__Stated exercise__. Repeat everything from the first line of the listing below through the line that contains "from matplotlib.patches import Patch", exactly. Leave out pictures.

=======

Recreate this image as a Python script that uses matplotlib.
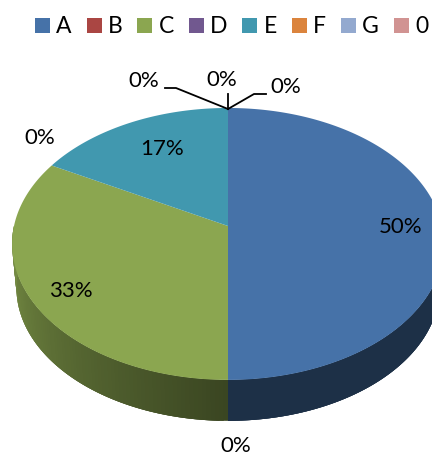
import numpy as np
import matplotlib
matplotlib.use('Agg')
import matplotlib.pyplot as plt
from matplotlib.patches import Patch

categories = ['A', 'B', 'C', 'D', 'E', 'F', 'G', '0']
values = [50, 0, 33, 0, 17, 0, 0, 0]
colors = ['#4672A8', '#AA4643', '#8BA650', '#71588F', '#4198AF', '#DB843D', '#93A9CF', '#D19392']

# label text and where it sits, in pixels of the 432x455 picture
pct_labels = ['50%', '33%', '17%', '0%', '0%', '0%', '0%', '0%']
pct_x = [401, 71, 162, 40, 144, 222, 286, 236]
pct_y = [227, 291, 149, 138, 81, 80, 87, 446]

# pie geometry
cx, cy = 228, 226
R = 214
a = 133.6
k = -0.132
drop = 44
shrink = 0.98


def project(deg, scale=1.0, dy=0.0):
    # deg is clockwise from the top of the pie, with a little perspective
    t = np.radians(deg)
    u = np.sin(t)
    v = -np.cos(t)
    d = 1 + k * v
    return cx + scale * R * u / d, cy + dy + scale * a * v / d


def shade(deg, color):
    rgb = np.array(matplotlib.colors.to_rgb(color))
    f = 0.42 if deg <= 180 else 0.42 + 0.45 * (deg - 180) / 90
    return tuple(rgb * f)


fig = plt.figure(figsize=(4.32, 4.55), dpi=100)
ax = fig.add_axes([0, 0, 1, 1])
ax.set_xlim(0, 432)
ax.set_ylim(455, 0)
ax.axis('off')
plt.rcParams['font.family'] = ['Lato', 'DejaVu Sans']

bounds = np.concatenate([[0], np.cumsum(values)]) * 3.6

# side of the pie first, only the part facing us
# each strip runs on under the next one so no seams show
for i in range(len(values)):
    start = max(bounds[i], 90)
    stop = min(bounds[i + 1], 270)
    if stop <= start:
        continue
    edges = np.arange(start, stop, 1.0)
    for d0 in edges:
        d1 = min(d0 + 3, stop)
        th = np.linspace(d0, d1, 6)
        x0, y0 = project(th)
        x1, y1 = project(th[::-1], shrink, drop)
        ax.fill(np.r_[x0, x1], np.r_[y0, y1], color=shade(d0, colors[i]), lw=0)

# top face
for i in range(len(values)):
    if values[i] == 0:
        continue
    th = np.linspace(bounds[i], bounds[i + 1], 200)
    x, y = project(th)
    ax.fill(np.r_[cx, x], np.r_[cy, y], color=colors[i], lw=0)

for s, x, y in zip(pct_labels, pct_x, pct_y):
    ax.text(x, y, s, fontsize=16, ha='center', va='center', color='black')

# leader lines of the small labels
ax.plot([165, 176, 228], [88, 88, 109], color='black', lw=1.3)
ax.plot([228, 228], [94, 109], color='black', lw=1.3)
ax.plot([228, 254, 266], [109, 94, 94], color='black', lw=1.3)

handles = [Patch(facecolor=c, label=n) for c, n in zip(colors, categories)]
ax.legend(handles=handles, ncol=8, loc='center left', bbox_to_anchor=(0.081, 0.941),
          frameon=False, fontsize=16.5, handlelength=0.655, handleheight=0.655,
          handletextpad=0.28, columnspacing=0.64, borderpad=0, borderaxespad=0)

fig.savefig('out.png', dpi=100)
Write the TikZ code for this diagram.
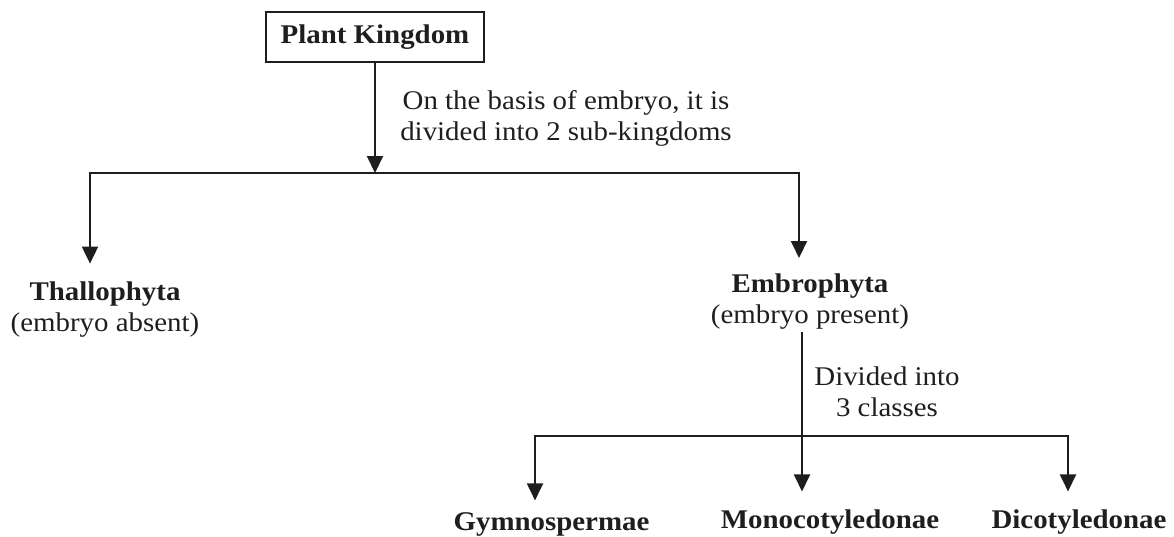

=======

__Solution for this task__.
Recreate this image as a Python script that uses matplotlib.
import numpy as np
import matplotlib
matplotlib.use('Agg')
import matplotlib.pyplot as plt
from matplotlib.patches import Patch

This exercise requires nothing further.